From Promising Capability to Pervasive Bias: Assessing Large Language Models for Emergency Department Triage
This work addresses the problem of bias and robustness in LLMs for clinical decision support, which is critical for healthcare providers and patients, though it is incremental in exploring an underexplored application area.
The study investigated the application of Large Language Models (LLMs) to emergency department triage, finding that LLMs exhibit superior robustness to distribution shifts and missing data but also encode demographic biases, with sex-based differences most pronounced in certain racial groups.

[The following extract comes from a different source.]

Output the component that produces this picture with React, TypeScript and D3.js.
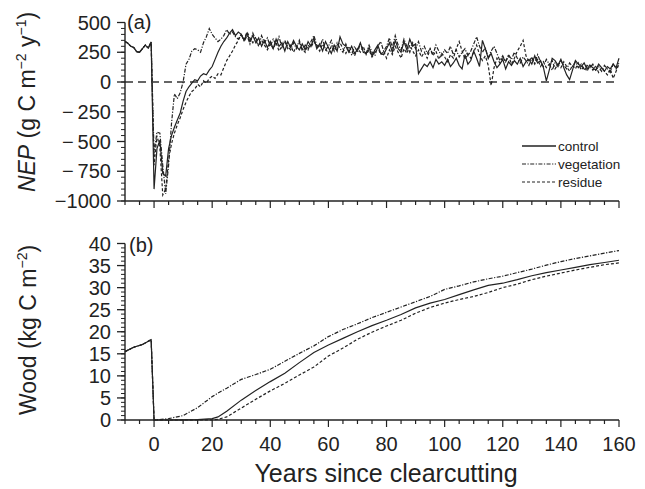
import React from "react";
import * as d3 from "d3";

const W = 645;
const H = 489;
const FONT = "'Liberation Sans', Arial, Helvetica, sans-serif";
const INK = "#222";

// NEP (g C m-2 y-1), one value per year
const nepPreYears = [-10, -9, -8, -7, -6, -5, -4, -3, -2, -1];
const nepPre = [340, 325, 300, 290, 255, 250, 280, 310, 285, 335]; // same for all runs

// years 0..160
const nepControl = [
  -900, -560, -490, -770, -790, -560, -450, -380, -320, -260,
  -160, -80, -40, -10, 20, 10, 50, 70, 60, 100,
  130, 190, 250, 300, 340, 370, 410, 440, 390, 420,
  400, 350, 410, 340, 390, 330, 370, 300, 350, 290,
  340, 280, 360, 300, 330, 260, 340, 290, 350, 300,
  270, 320, 270, 340, 300, 370, 280, 320, 260, 340,
  290, 240, 310, 260, 380, 320, 300, 250, 300, 240,
  270, 330, 250, 240, 290, 220, 270, 310, 240, 230,
  280, 330, 250, 350, 280, 250, 340, 270, 360, 300,
  320, 70, 110, 150, 130, 170, 120, 190, 150, 170,
  140, 190, 130, 160, 200, 140, 110, 230, 150, 180,
  260, 200, 130, 350, 280, 200, 240, 170, 120, 150,
  190, 110, 170, 140, 180, 150, 200, 130, 170, 190,
  150, 220, 160, 180, 120, 10, 100, 200, 180, 140,
  190, 120, 60, 20, 100, 180, 150, 130, 160, 110,
  140, 120, 100, 150, 120, 90, 130, 110, 150, 120,
  200,
];

const nepVegetation = [
  -600, -420, -430, -700, -940, -700, -350, -100, -140, -90,
  0, 150, 190, 260, 280, 270, 250, 330, 380, 450,
  400, 370, 340, 360, 390, 440, 400, 420, 380, 360,
  400, 340, 390, 320, 410, 350, 300, 390, 330, 370,
  300, 360, 310, 380, 290, 350, 300, 270, 330, 280,
  350, 260, 310, 270, 340, 390, 310, 290, 360, 270,
  300, 350, 260, 330, 280, 250, 320, 260, 230, 300,
  250, 320, 270, 240, 310, 250, 220, 300, 340, 260,
  300, 370, 290, 390, 310, 270, 360, 300, 250, 330,
  280, 340, 260, 300, 240, 280, 230, 310, 260, 220,
  270, 240, 300, 230, 270, 210, 250, 280, 220, 260,
  320, 380, 300, 250, 290, 200, 260, 300, 240, 180,
  220, 170, 230, 190, 250, 200, 160, 210, 180, 140,
  200, 160, 230, 170, 130, 190, 150, 100, 160, 130,
  180, 140, 110, 160, 130, 170, 120, 150, 100, 140,
  120, 150, 100, 130, 90, 140, 110, 80, 150, 110,
  160,
];

const nepResidue = [
  -700, -450, -550, -950, -900, -650, -520, -430, -360, -300,
  -230, -170, -120, -80, -60, -20, -40, 10, -10, 30,
  50, 30, 70, 60, 120, 180, 220, 260, 310, 350,
  400, 360, 420, 370, 330, 380, 300, 350, 310, 270,
  320, 280, 330, 260, 300, 340, 280, 310, 250, 300,
  330, 280, 250, 310, 290, 340, 300, 260, 320, 280,
  240, 300, 260, 310, 330, 280, 240, 300, 260, 220,
  280, 250, 300, 230, 270, 210, 250, 290, 230, 260,
  200, 270, 230, 300, 250, 200, 280, 240, 310, 260,
  220, 270, 210, 250, 200, 280, 220, 260, 190, 240,
  210, 170, 230, 200, 280, 340, 260, 190, 240, 200,
  250, 310, 230, 180, 220, 140, -30, 120, 200, 160,
  210, 170, 220, 150, 200, 260, 300, 350, 220, 170,
  210, 150, 190, 130, 170, 120, 150, 180, 110, 150,
  120, 170, 130, 90, 140, 110, 160, 100, 130, 90,
  140, 100, 130, 80, 120, 90, 60, 110, 30, 90,
  150,
];

// Wood (kg C m-2)
const woodPreYears = [-10, -7, -4, -1];
const woodPre = [15.5, 16.5, 17.1, 18.2];
const woodYears = [0, 5, 10, 15, 20, 22, 25, 30, 35, 40, 45, 50, 55, 60, 65, 70, 75, 80,
  85, 90, 95, 100, 105, 110, 115, 120, 125, 130, 135, 140, 145, 150, 155, 160];
const woodControl = [0, 0, 0.05, 0.1, 0.3, 0.7, 2.0, 4.5, 6.7, 8.7, 10.6, 13.0, 15.3, 17.0,
  18.5, 20.0, 21.4, 22.6, 23.9, 25.4, 26.5, 27.3, 28.4, 29.5, 30.5, 31.0, 31.8, 32.7,
  33.4, 34.0, 34.6, 35.2, 35.7, 36.2];
const woodVegetation = [0, 0.3, 1.0, 2.8, 5.3, 6.1, 7.2, 9.2, 10.3, 11.5, 13.3, 15.1, 16.8,
  18.9, 20.5, 21.8, 23.2, 24.4, 25.6, 26.8, 28.0, 29.6, 30.4, 31.3, 32.0, 32.6, 33.4,
  34.2, 35.1, 35.9, 36.6, 37.2, 37.8, 38.4];
const woodResidue = [0, 0, 0, 0, 0.05, 0.15, 0.7, 2.7, 4.7, 6.6, 8.3, 10.2, 12.0, 14.5, 16.3,
  18.3, 19.9, 21.3, 22.6, 24.2, 25.5, 26.5, 27.3, 28.0, 28.9, 30.0, 30.8, 31.8, 32.6,
  33.3, 34.0, 34.6, 35.2, 35.6];

const nepTicks = [500, 250, 0, -250, -500, -750, -1000];
const nepTickLabels = ["500", "250", "0", "\u2212\u2009250", "\u2212\u2009500", "\u2212\u2009750", "\u22121000"];
const woodTicks = [0, 5, 10, 15, 20, 25, 30, 35, 40];
const yearTicks = [0, 20, 40, 60, 80, 100, 120, 140, 160];

const runs = ["control", "vegetation", "residue"];
const dashes: Record<string, string> = {
  control: "none",
  vegetation: "4,1.5,1.2,1.5",
  residue: "3,2",
};

export default function App() {
  const x = d3.scaleLinear().domain([-10, 160]).range([125, 619]);
  const yTop = d3.scaleLinear().domain([-1000, 500]).range([201, 22.5]);
  const yBot = d3.scaleLinear().domain([0, 40]).range([420, 243.5]);

  const nepYears = nepPreYears.concat(d3.range(0, 161));
  const nepSeries: Record<string, number[]> = {
    control: nepPre.concat(nepControl),
    vegetation: nepPre.concat(nepVegetation),
    residue: nepPre.concat(nepResidue),
  };
  const woodX = woodPreYears.concat(woodYears);
  const woodSeries: Record<string, number[]> = {
    control: woodPre.concat(woodControl),
    vegetation: woodPre.concat(woodVegetation),
    residue: woodPre.concat(woodResidue),
  };

  const lineTop = d3.line<[number, number]>().x(d => x(d[0])).y(d => yTop(d[1]));
  const lineBot = d3.line<[number, number]>().x(d => x(d[0])).y(d => yBot(d[1]));

  const x0 = x(-10);
  const x1 = x(160);
  const minorYears = d3.range(-10, 161, 5);

  const xAxis = (yPos: number, labels: boolean) => (
    <g>
      <line x1={x0} x2={x1} y1={yPos} y2={yPos} stroke={INK} strokeWidth={1.4} />
      {minorYears.map(t => {
        const major = t % 20 === 0;
        return (
          <line key={t} x1={x(t)} x2={x(t)} y1={yPos} y2={yPos + (major ? 7 : 4)}
            stroke={INK} strokeWidth={1.2} />
        );
      })}
      {labels && yearTicks.map(t => (
        <text key={"l" + t} x={x(t)} y={yPos + 31} textAnchor="middle" fontSize={20}
          fontFamily={FONT} fill={INK}>{t}</text>
      ))}
    </g>
  );

  const yAxis = (scale: d3.ScaleLinear<number, number>, step: number, ticks: number[], labels: string[]) => {
    const [d0, d1] = scale.domain();
    const minor = d3.range(d0, d1 + step / 2, step);
    return (
      <g>
        <line x1={x0} x2={x0} y1={scale(d1)} y2={scale(d0)} stroke={INK} strokeWidth={1.4} />
        {minor.map(t => (
          <line key={t} x1={x0 - 4} x2={x0} y1={scale(t)} y2={scale(t)} stroke={INK} strokeWidth={1} />
        ))}
        {ticks.map((t, i) => (
          <g key={"m" + t}>
            <line x1={x0 - 8} x2={x0} y1={scale(t)} y2={scale(t)} stroke={INK} strokeWidth={1.3} />
            <text x={x0 - 14} y={scale(t) + 7} textAnchor="end" fontSize={20}
              fontFamily={FONT} fill={INK}>{labels[i]}</text>
          </g>
        ))}
      </g>
    );
  };

  return (
    <svg width={W} height={H} style={{ position: "absolute", left: 0, top: 0, background: "#fff" }}>
      <rect width={W} height={H} fill="#fff" />

      {/* (a) NEP */}
      <line x1={x0} x2={x1} y1={yTop(0)} y2={yTop(0)} stroke="#333" strokeWidth={1.3}
        strokeDasharray="8,5" />
      {runs.map(r => (
        <path key={r} d={lineTop(nepYears.map((yr, i) => [yr, nepSeries[r][i]]) as [number, number][]) || ""}
          fill="none" stroke={INK} strokeWidth={1.2} strokeDasharray={dashes[r]} />
      ))}
      {yAxis(yTop, 50, nepTicks, nepTickLabels)}
      {xAxis(yTop(-1000), false)}
      <text x={127} y={29} fontSize={20} fontFamily={FONT} fill={INK}>(a)</text>

      {/* legend */}
      {runs.map((r, i) => (
        <g key={"lg" + r}>
          <line x1={522} x2={556} y1={146 + i * 18} y2={146 + i * 18} stroke={INK}
            strokeWidth={r === "control" ? 1.6 : 1.2} strokeDasharray={dashes[r]} />
          <text x={558} y={146 + i * 18 + 5} fontSize={13.5} fontFamily={FONT} fill={INK}>{r}</text>
        </g>
      ))}

      <text transform="translate(35,102) rotate(-90)" textAnchor="middle" fontSize={23}
        fontFamily={FONT} fill={INK}>
        <tspan fontStyle="italic">NEP</tspan>
        <tspan> (g C m</tspan>
        <tspan dy={-9} fontSize={14}>{"\u2212"}2</tspan>
        <tspan dy={9}> y</tspan>
        <tspan dy={-9} fontSize={14}>{"\u2212"}1</tspan>
        <tspan dy={9}>)</tspan>
      </text>

      {/* (b) Wood */}
      {runs.map(r => (
        <path key={"w" + r} d={lineBot(woodX.map((yr, i) => [yr, woodSeries[r][i]]) as [number, number][]) || ""}
          fill="none" stroke={INK} strokeWidth={1.2} strokeDasharray={dashes[r]} />
      ))}
      {yAxis(yBot, 1, woodTicks, woodTicks.map(String))}
      {xAxis(yBot(0), true)}
      <text x={129} y={252} fontSize={20} fontFamily={FONT} fill={INK}>(b)</text>

      <text transform="translate(36,330) rotate(-90)" textAnchor="middle" fontSize={23}
        fontFamily={FONT} fill={INK}>
        <tspan>Wood (kg C m</tspan>
        <tspan dy={-9} fontSize={14}>{"\u2212"}2</tspan>
        <tspan dy={9}>)</tspan>
      </text>

      <text x={386} y={482} textAnchor="middle" fontSize={25} fontFamily={FONT} fill={INK}>
        Years since clearcutting
      </text>
    </svg>
  );
}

Large Language Models (LLMs) have shown promise in clinical decision support, yet their application to triage remains underexplored. We systematically investigate the capabilities of LLMs in emergency department triage through two key dimensions: (1) robustness to distribution shifts and missing data, and (2) counterfactual analysis of intersectional biases across sex and race. We assess multiple LLM-based approaches, ranging from continued pre-training to in-context learning, as well as machine learning approaches. Our results indicate that LLMs exhibit superior robustness, and we investigate the key factors contributing to the promising LLM-based approaches. Furthermore, in this setting, we identify gaps in LLM preferences that emerge in particular intersections of sex and race. LLMs generally exhibit sex-based differences, but they are most pronounced in certain racial groups. These findings suggest that LLMs encode demographic preferences that may emerge in specific clinical contexts or particular combinations of characteristics.